> TASK STATEMENT
Reproduce the listing word for word, leaving every picture behind.

> GIVEN INFORMATION

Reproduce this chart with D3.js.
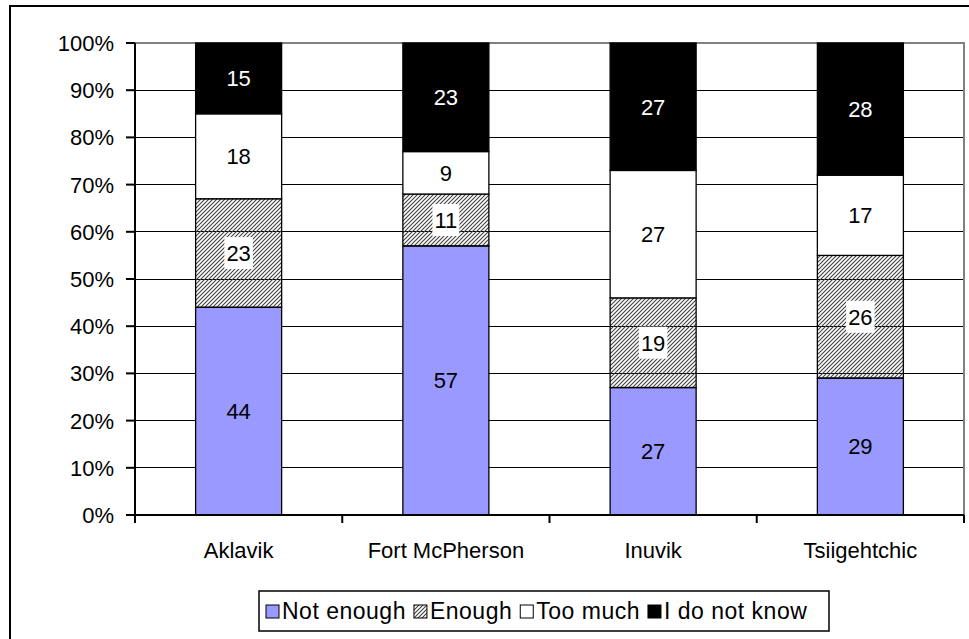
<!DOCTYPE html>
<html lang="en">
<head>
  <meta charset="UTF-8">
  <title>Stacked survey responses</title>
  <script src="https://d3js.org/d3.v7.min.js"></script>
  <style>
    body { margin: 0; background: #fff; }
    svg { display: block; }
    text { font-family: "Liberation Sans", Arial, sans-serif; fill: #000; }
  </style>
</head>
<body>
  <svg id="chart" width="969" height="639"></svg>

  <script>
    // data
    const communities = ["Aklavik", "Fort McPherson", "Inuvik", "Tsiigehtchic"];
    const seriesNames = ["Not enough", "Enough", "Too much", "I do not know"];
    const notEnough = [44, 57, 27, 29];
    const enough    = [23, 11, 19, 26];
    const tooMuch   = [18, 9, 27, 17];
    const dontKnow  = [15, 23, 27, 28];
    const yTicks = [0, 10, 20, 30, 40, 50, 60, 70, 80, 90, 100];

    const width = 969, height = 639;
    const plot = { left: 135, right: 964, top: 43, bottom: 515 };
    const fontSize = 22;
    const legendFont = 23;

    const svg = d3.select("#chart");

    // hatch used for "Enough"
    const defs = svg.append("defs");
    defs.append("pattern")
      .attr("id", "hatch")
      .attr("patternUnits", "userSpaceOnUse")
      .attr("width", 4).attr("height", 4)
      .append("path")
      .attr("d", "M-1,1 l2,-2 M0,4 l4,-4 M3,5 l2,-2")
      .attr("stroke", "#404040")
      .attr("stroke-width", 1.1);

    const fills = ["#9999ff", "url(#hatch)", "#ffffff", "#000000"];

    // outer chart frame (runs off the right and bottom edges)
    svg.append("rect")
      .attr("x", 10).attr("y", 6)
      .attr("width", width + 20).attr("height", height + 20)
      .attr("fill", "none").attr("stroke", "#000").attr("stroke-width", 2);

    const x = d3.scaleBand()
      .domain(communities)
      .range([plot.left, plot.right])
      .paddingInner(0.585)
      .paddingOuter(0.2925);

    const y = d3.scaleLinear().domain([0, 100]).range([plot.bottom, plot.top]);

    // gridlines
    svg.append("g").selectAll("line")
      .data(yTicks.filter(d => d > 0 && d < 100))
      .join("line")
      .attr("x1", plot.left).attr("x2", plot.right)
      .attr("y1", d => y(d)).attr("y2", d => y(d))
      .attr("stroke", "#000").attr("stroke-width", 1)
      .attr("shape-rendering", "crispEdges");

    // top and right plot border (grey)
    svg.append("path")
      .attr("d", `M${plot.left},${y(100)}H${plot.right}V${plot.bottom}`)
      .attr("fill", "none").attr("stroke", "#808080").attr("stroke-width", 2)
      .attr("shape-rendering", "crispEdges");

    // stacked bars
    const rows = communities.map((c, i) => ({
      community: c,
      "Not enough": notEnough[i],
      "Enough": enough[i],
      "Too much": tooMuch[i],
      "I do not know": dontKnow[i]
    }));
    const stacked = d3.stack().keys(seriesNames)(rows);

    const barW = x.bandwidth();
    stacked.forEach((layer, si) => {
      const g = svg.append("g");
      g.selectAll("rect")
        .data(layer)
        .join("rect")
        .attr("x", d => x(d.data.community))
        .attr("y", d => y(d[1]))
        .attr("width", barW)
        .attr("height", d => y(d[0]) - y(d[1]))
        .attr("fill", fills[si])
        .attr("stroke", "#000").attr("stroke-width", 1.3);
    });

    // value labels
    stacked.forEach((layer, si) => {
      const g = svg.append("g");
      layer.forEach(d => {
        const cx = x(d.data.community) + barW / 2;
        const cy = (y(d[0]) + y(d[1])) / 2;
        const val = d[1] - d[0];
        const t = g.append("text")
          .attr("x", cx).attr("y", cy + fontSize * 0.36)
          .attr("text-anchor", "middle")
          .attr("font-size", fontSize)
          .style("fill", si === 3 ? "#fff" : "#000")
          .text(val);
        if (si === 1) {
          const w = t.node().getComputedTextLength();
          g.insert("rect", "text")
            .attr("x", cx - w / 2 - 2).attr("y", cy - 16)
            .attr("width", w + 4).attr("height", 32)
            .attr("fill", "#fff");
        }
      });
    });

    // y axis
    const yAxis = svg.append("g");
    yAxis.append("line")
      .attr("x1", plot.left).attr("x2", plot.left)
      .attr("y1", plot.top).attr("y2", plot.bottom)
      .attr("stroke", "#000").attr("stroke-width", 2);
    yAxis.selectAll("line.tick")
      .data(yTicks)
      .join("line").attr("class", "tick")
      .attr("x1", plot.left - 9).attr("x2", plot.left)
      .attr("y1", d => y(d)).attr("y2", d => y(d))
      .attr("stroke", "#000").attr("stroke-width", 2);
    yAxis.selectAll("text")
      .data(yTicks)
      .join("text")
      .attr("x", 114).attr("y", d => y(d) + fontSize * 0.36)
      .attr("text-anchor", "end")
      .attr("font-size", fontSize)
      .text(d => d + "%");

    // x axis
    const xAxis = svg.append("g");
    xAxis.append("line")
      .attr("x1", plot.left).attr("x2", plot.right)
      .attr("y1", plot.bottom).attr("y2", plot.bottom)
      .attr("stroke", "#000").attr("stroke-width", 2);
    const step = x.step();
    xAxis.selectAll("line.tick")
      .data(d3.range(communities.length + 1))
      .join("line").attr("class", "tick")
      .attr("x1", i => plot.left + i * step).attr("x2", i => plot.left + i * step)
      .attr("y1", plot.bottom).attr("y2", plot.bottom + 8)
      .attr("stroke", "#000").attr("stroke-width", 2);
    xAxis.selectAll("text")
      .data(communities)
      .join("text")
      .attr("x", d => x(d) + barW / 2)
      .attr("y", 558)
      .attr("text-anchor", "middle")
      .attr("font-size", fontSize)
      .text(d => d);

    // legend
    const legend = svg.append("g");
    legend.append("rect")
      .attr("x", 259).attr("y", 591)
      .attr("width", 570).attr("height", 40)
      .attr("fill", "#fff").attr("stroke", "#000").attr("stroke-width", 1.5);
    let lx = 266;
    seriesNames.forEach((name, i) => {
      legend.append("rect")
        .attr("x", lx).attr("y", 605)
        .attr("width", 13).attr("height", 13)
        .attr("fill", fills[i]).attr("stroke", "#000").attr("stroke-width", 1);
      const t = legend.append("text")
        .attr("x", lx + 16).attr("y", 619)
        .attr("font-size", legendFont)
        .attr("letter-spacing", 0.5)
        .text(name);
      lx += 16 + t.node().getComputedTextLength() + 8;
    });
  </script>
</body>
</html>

> COMPLETE RESPONSE
Reproduce this chart with D3.js.
<!DOCTYPE html>
<html lang="en">
<head>
  <meta charset="UTF-8">
  <title>Stacked survey responses</title>
  <script src="https://d3js.org/d3.v7.min.js"></script>
  <style>
    body { margin: 0; background: #fff; }
    svg { display: block; }
    text { font-family: "Liberation Sans", Arial, sans-serif; fill: #000; }
  </style>
</head>
<body>
  <svg id="chart" width="969" height="639"></svg>

  <script>
    // data
    const communities = ["Aklavik", "Fort McPherson", "Inuvik", "Tsiigehtchic"];
    const seriesNames = ["Not enough", "Enough", "Too much", "I do not know"];
    const notEnough = [44, 57, 27, 29];
    const enough    = [23, 11, 19, 26];
    const tooMuch   = [18, 9, 27, 17];
    const dontKnow  = [15, 23, 27, 28];
    const yTicks = [0, 10, 20, 30, 40, 50, 60, 70, 80, 90, 100];

    const width = 969, height = 639;
    const plot = { left: 135, right: 964, top: 43, bottom: 515 };
    const fontSize = 22;
    const legendFont = 23;

    const svg = d3.select("#chart");

    // hatch used for "Enough"
    const defs = svg.append("defs");
    defs.append("pattern")
      .attr("id", "hatch")
      .attr("patternUnits", "userSpaceOnUse")
      .attr("width", 4).attr("height", 4)
      .append("path")
      .attr("d", "M-1,1 l2,-2 M0,4 l4,-4 M3,5 l2,-2")
      .attr("stroke", "#404040")
      .attr("stroke-width", 1.1);

    const fills = ["#9999ff", "url(#hatch)", "#ffffff", "#000000"];

    // outer chart frame (runs off the right and bottom edges)
    svg.append("rect")
      .attr("x", 10).attr("y", 6)
      .attr("width", width + 20).attr("height", height + 20)
      .attr("fill", "none").attr("stroke", "#000").attr("stroke-width", 2);

    const x = d3.scaleBand()
      .domain(communities)
      .range([plot.left, plot.right])
      .paddingInner(0.585)
      .paddingOuter(0.2925);

    const y = d3.scaleLinear().domain([0, 100]).range([plot.bottom, plot.top]);

    // gridlines
    svg.append("g").selectAll("line")
      .data(yTicks.filter(d => d > 0 && d < 100))
      .join("line")
      .attr("x1", plot.left).attr("x2", plot.right)
      .attr("y1", d => y(d)).attr("y2", d => y(d))
      .attr("stroke", "#000").attr("stroke-width", 1)
      .attr("shape-rendering", "crispEdges");

    // top and right plot border (grey)
    svg.append("path")
      .attr("d", `M${plot.left},${y(100)}H${plot.right}V${plot.bottom}`)
      .attr("fill", "none").attr("stroke", "#808080").attr("stroke-width", 2)
      .attr("shape-rendering", "crispEdges");

    // stacked bars
    const rows = communities.map((c, i) => ({
      community: c,
      "Not enough": notEnough[i],
      "Enough": enough[i],
      "Too much": tooMuch[i],
      "I do not know": dontKnow[i]
    }));
    const stacked = d3.stack().keys(seriesNames)(rows);

    const barW = x.bandwidth();
    stacked.forEach((layer, si) => {
      const g = svg.append("g");
      g.selectAll("rect")
        .data(layer)
        .join("rect")
        .attr("x", d => x(d.data.community))
        .attr("y", d => y(d[1]))
        .attr("width", barW)
        .attr("height", d => y(d[0]) - y(d[1]))
        .attr("fill", fills[si])
        .attr("stroke", "#000").attr("stroke-width", 1.3);
    });

    // value labels
    stacked.forEach((layer, si) => {
      const g = svg.append("g");
      layer.forEach(d => {
        const cx = x(d.data.community) + barW / 2;
        const cy = (y(d[0]) + y(d[1])) / 2;
        const val = d[1] - d[0];
        const t = g.append("text")
          .attr("x", cx).attr("y", cy + fontSize * 0.36)
          .attr("text-anchor", "middle")
          .attr("font-size", fontSize)
          .style("fill", si === 3 ? "#fff" : "#000")
          .text(val);
        if (si === 1) {
          const w = t.node().getComputedTextLength();
          g.insert("rect", "text")
            .attr("x", cx - w / 2 - 2).attr("y", cy - 16)
            .attr("width", w + 4).attr("height", 32)
            .attr("fill", "#fff");
        }
      });
    });

    // y axis
    const yAxis = svg.append("g");
    yAxis.append("line")
      .attr("x1", plot.left).attr("x2", plot.left)
      .attr("y1", plot.top).attr("y2", plot.bottom)
      .attr("stroke", "#000").attr("stroke-width", 2);
    yAxis.selectAll("line.tick")
      .data(yTicks)
      .join("line").attr("class", "tick")
      .attr("x1", plot.left - 9).attr("x2", plot.left)
      .attr("y1", d => y(d)).attr("y2", d => y(d))
      .attr("stroke", "#000").attr("stroke-width", 2);
    yAxis.selectAll("text")
      .data(yTicks)
      .join("text")
      .attr("x", 114).attr("y", d => y(d) + fontSize * 0.36)
      .attr("text-anchor", "end")
      .attr("font-size", fontSize)
      .text(d => d + "%");

    // x axis
    const xAxis = svg.append("g");
    xAxis.append("line")
      .attr("x1", plot.left).attr("x2", plot.right)
      .attr("y1", plot.bottom).attr("y2", plot.bottom)
      .attr("stroke", "#000").attr("stroke-width", 2);
    const step = x.step();
    xAxis.selectAll("line.tick")
      .data(d3.range(communities.length + 1))
      .join("line").attr("class", "tick")
      .attr("x1", i => plot.left + i * step).attr("x2", i => plot.left + i * step)
      .attr("y1", plot.bottom).attr("y2", plot.bottom + 8)
      .attr("stroke", "#000").attr("stroke-width", 2);
    xAxis.selectAll("text")
      .data(communities)
      .join("text")
      .attr("x", d => x(d) + barW / 2)
      .attr("y", 558)
      .attr("text-anchor", "middle")
      .attr("font-size", fontSize)
      .text(d => d);

    // legend
    const legend = svg.append("g");
    legend.append("rect")
      .attr("x", 259).attr("y", 591)
      .attr("width", 570).attr("height", 40)
      .attr("fill", "#fff").attr("stroke", "#000").attr("stroke-width", 1.5);
    let lx = 266;
    seriesNames.forEach((name, i) => {
      legend.append("rect")
        .attr("x", lx).attr("y", 605)
        .attr("width", 13).attr("height", 13)
        .attr("fill", fills[i]).attr("stroke", "#000").attr("stroke-width", 1);
      const t = legend.append("text")
        .attr("x", lx + 16).attr("y", 619)
        .attr("font-size", legendFont)
        .attr("letter-spacing", 0.5)
        .text(name);
      lx += 16 + t.node().getComputedTextLength() + 8;
    });
  </script>
</body>
</html>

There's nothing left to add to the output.